In my view, the most important lesson of Twin Bay Village is that no such license exists, and that, however hard they labor in contrast to the outside passive owners, and however deserving they may feel, the controllers of a close corporation have immutable fiduciary responsibilities that do not admit of self-dealing and self-advancement at the other shareholders’ expense. As the referee eloquently wrote in his report:
The passivity of Petitioners, the minority shareholders, and the lifetime devotion of the Respondents, the majority shareholders, is not a legal justification for a breach or abandonment of the fiduciary obligations of the Respondents to the minority in their capacity as Officers and Directors of Twin Bay Village. The disparity in investment of personal time is likewise not a justification for failing to meet the obligations of disclosure and fair dealing that is imposed upon the Respondents as officers of the Corporation.

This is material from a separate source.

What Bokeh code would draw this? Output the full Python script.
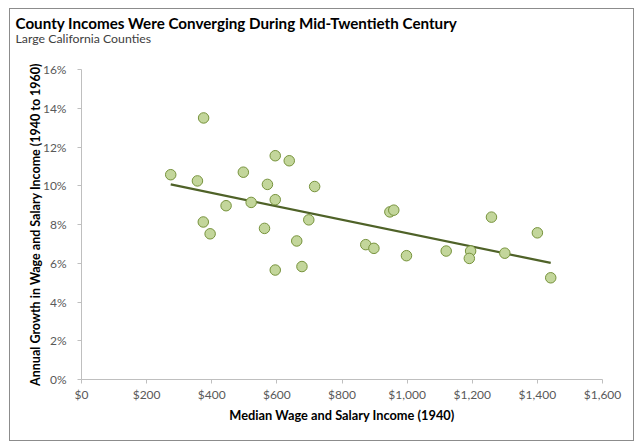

Twin Bay Village is an exaggerated version of a recurrent problem in all types of closely held business entities when there’s a significant disparity between, on the one hand, each owner’s contribution of money and/or sweat and, on the other hand, each owner’s equity stake. As always, the only truly effective preventative is a carefully drawn and regularly updated shareholder or operating agreement together with careful succession and estate planning in the case of a family-owned business.
My thanks to Benjamin Joelson, Esq. of Akerman LLP, attorney for the minority shareholders in Twin Bay Village, for providing copies of the referee’s meticulous reports which, for those interested in learning more about the case, are well worth reading their combined 108 pages.
Update March 30, 2018: The New York Court of Appeals, the state’s highest court, earlier this week turned down the majority shareholders’ application for leave to appeal from the Appellate Division’s affirmance of the trial court’s judgment.
Update June 14, 2018: It seems the majority shareholders can’t catch a break. Today, the Appellate Division, Third Department, handed down a decision rejecting their appeal from the lower court’s orders approving the receiver’s motion to confirm a $2.8 million contract of sale of the resort property. The court did not find credible the majority shareholders’ contention that the receiver had verbally agreed to their purchase of one of the corporation’s three parcels for $500,000. Read the decision here.
Update March 31, 2022: Wow! Four years later and the case still is not fully resolved. Today’s decision by the Appellate Division, Third Department, affirmed in part and reversed in part the lower court’s order confirming the receiver’s final accounting. Most of the majority shareholders’ miscellaneous objections to the accounting were rejected, the biggest of several exceptions being the receiver’s deduction of 100% of the capital gains tax on the sale of the resort property from the majority’s distributive share of the net proceeds. The case now goes back to the lower court for that and other adjustments ordered by the appellate panel.